Unfortunately, there are a lot of people, including professionals, who think that content marketing works by giving your audience information about your product to read that miraculously catches their interest and makes them want to buy your product.

The truth is, and this is hard for some people to hear, nobody cares about your product. They care about what it does for them. Does it make them happy? Does it make life easier for them? Does it make them look good to a prospective mate? It’s always about them, never about you. (Don’t worry, we can find counseling resources for you if that comes as too big a shock for you to handle.)

So, understanding that, this is how content marketing works, as far as I understand it…

Imagine for a minute that you are a single mother with two active and extremely energetic kids—one boy, one girl. You have just finished cooking dinner, two different meals; reading stories, two; brushing teeth, two times…twice—because of the candy you forgot was under the bed; getting a glass of water, for two; finding “Dinosaury,” who was also under the bed; and tripping over two Transformers in your bare feet, in the dark.

Oh, and reassuring both children that there are definitely no giant hairy creatures with hands bigger than garbage can lids hiding in the closet, even the really sneaky kind, no matter what they think they saw.

And you did all of this after you came home from a hard day dealing with bosses and co-workers and customers who insisted that they couldn’t find the right size even after you had pointed it out to them twice.

Now it’s your time, and you’re going to spend it surfing the internet looking for something interesting to read to help you unwind…say, something on ADHD or “Ten Easy Tricks You Can Use to Control Your Hyperactive Child.”

After a little searching, you find something that looks interesting and settle down to read. Now here’s the important part…you read it all the way through. Why? Because you are interested in what it has to say. It doesn’t mysteriously turn into an advertisement halfway through the article, or have hidden pop-ups proclaiming the wonders of some marketer’s product. Just happy little words about something you care about that engages your interest. That’s all. Simple. Easy. Doesn’t waste any of your time with advertising nonsense. Deep breath, you can feel the muscles unknotting already.

Content marketing is about engaging the interest of your audience through a subject that they care about, it’s not a page-long advertisement. As soon as your audience sees you advertising to them, you lose them. More importantly, you lose their respect because in their eyes you pulled a bait-and-switch on them and they never read your articles again.

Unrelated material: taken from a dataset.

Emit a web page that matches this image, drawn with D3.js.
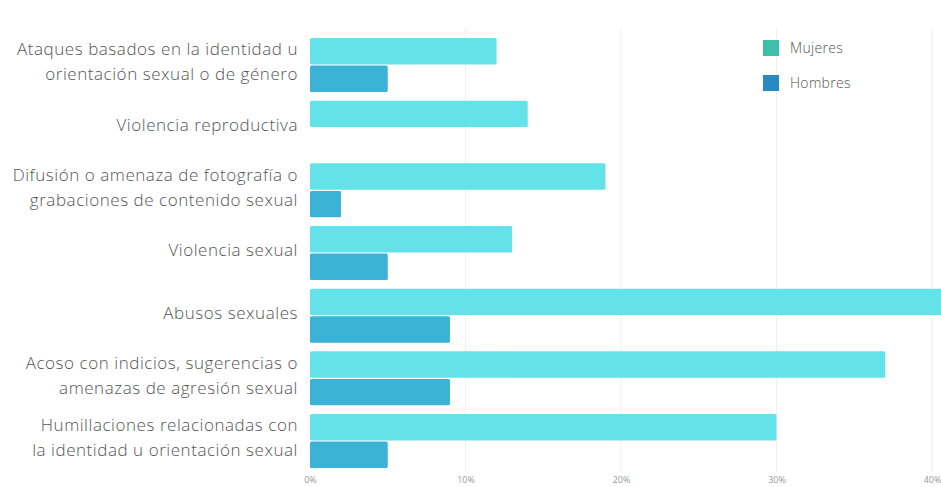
<!DOCTYPE html>
<html>
<head>
<meta charset="utf-8">
<script src="https://cdn.jsdelivr.net/npm/d3@7"></script>
<style>
  body { margin: 0; background: #fff; }
  svg { display: block; font-family: "Open Sans", sans-serif; }
</style>
</head>
<body>
<svg id="chart" width="941" height="487"></svg>
<script>
// categories (each label split in lines as shown)
const categories = [
  ['Ataques basados en la identidad u', 'orientación sexual o de género'],
  ['Violencia reproductiva'],
  ['Difusión o amenaza de fotografía o', 'grabaciones de contenido sexual'],
  ['Violencia sexual'],
  ['Abusos sexuales'],
  ['Acoso con indicios, sugerencias o', 'amenazas de agresión sexual'],
  ['Humillaciones relacionadas con', 'la identidad u orientación sexual']
];
const seriesNames = ['Mujeres', 'Hombres'];
const mujeres = [12, 14, 19, 13, 41, 37, 30];
const hombres = [5, 0, 2, 5, 9, 9, 5];
const ticks = [0, 10, 20, 30, 40];

const barColors = { Mujeres: '#64e2ea', Hombres: '#3bb3d7' };
const legendColors = { Mujeres: '#3ebfab', Hombres: '#2a89c1' };

const svg = d3.select('#chart');
const keys = categories.map((c, i) => i);

const x = d3.scaleLinear().domain([0, 40]).range([310, 932]);
const y = d3.scaleBand().domain(keys).range([29.3, 476.7]).padding(0.139);
const ySub = d3.scaleBand().domain(seriesNames).range([0, y.bandwidth()]).paddingInner(0.04);

// gridlines
svg.append('g')
  .selectAll('line')
  .data(ticks.slice(1))
  .enter().append('line')
  .attr('x1', d => x(d)).attr('x2', d => x(d))
  .attr('y1', 28).attr('y2', 472)
  .style('stroke', '#f0f0f0')
  .style('stroke-width', 1);

// bars
const rows = keys.map(i => ({ i, Mujeres: mujeres[i], Hombres: hombres[i] }));
const group = svg.append('g')
  .selectAll('g')
  .data(rows)
  .enter().append('g')
  .attr('transform', d => `translate(0,${y(d.i)})`);

group.selectAll('rect')
  .data(d => seriesNames.map(s => ({ s, v: d[s] })))
  .enter().append('rect')
  .attr('x', x(0))
  .attr('y', d => ySub(d.s))
  .attr('width', d => x(d.v) - x(0))
  .attr('height', ySub.bandwidth())
  .attr('rx', 1.5)
  .style('fill', d => barColors[d.s]);

// category labels
const labels = svg.append('g')
  .selectAll('text')
  .data(rows)
  .enter().append('text')
  .attr('text-anchor', 'end')
  .style('font-size', '17px')
  .style('letter-spacing', '0.55px')
  .style('font-weight', 300)
  .style('fill', '#555');

labels.each(function (d) {
  const lines = categories[d.i];
  const lh = 25;
  const cy = y(d.i) + y.bandwidth() / 2 - 3;
  const top = cy - (lines.length - 1) * lh / 2;
  d3.select(this).selectAll('tspan')
    .data(lines)
    .enter().append('tspan')
    .attr('x', 298)
    .attr('y', (l, k) => top + k * lh)
    .attr('dy', '0.35em')
    .text(l => l);
});

// x axis tick labels
const xAxis = d3.axisBottom(x).tickValues(ticks).tickFormat(d => d + '%').tickSize(0);
const ax = svg.append('g').attr('transform', 'translate(0,474)').call(xAxis);
ax.select('.domain').remove();
ax.selectAll('text')
  .style('font-family', '"Open Sans", sans-serif')
  .style('font-size', '9px')
  .style('fill', '#999');

// legend
const legend = svg.append('g')
  .selectAll('g')
  .data(seriesNames)
  .enter().append('g')
  .attr('transform', (d, i) => `translate(763,${40 + i * 35})`);
legend.append('rect')
  .attr('width', 16).attr('height', 16)
  .style('fill', d => legendColors[d]);
legend.append('text')
  .attr('x', 27).attr('y', 8).attr('dy', '0.35em')
  .style('font-size', '14px')
  .style('font-weight', 300)
  .style('letter-spacing', '0.3px')
  .style('fill', '#555')
  .text(d => d);
</script>
</body>
</html>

Sure, you can cite experts in the field that just happen to work for your company, or mention a product as part of a bigger story, but only if they are pertinent to the content in some way. So write the content about something that’s pertinent to your services or product, but not about you, or your product. Sponsor the website that talks about the things that your audience cares about. You can even write and curate the website. But never ever write about you, ever. Remember your audience is there because of the content, reward them for that by making the article about the content too.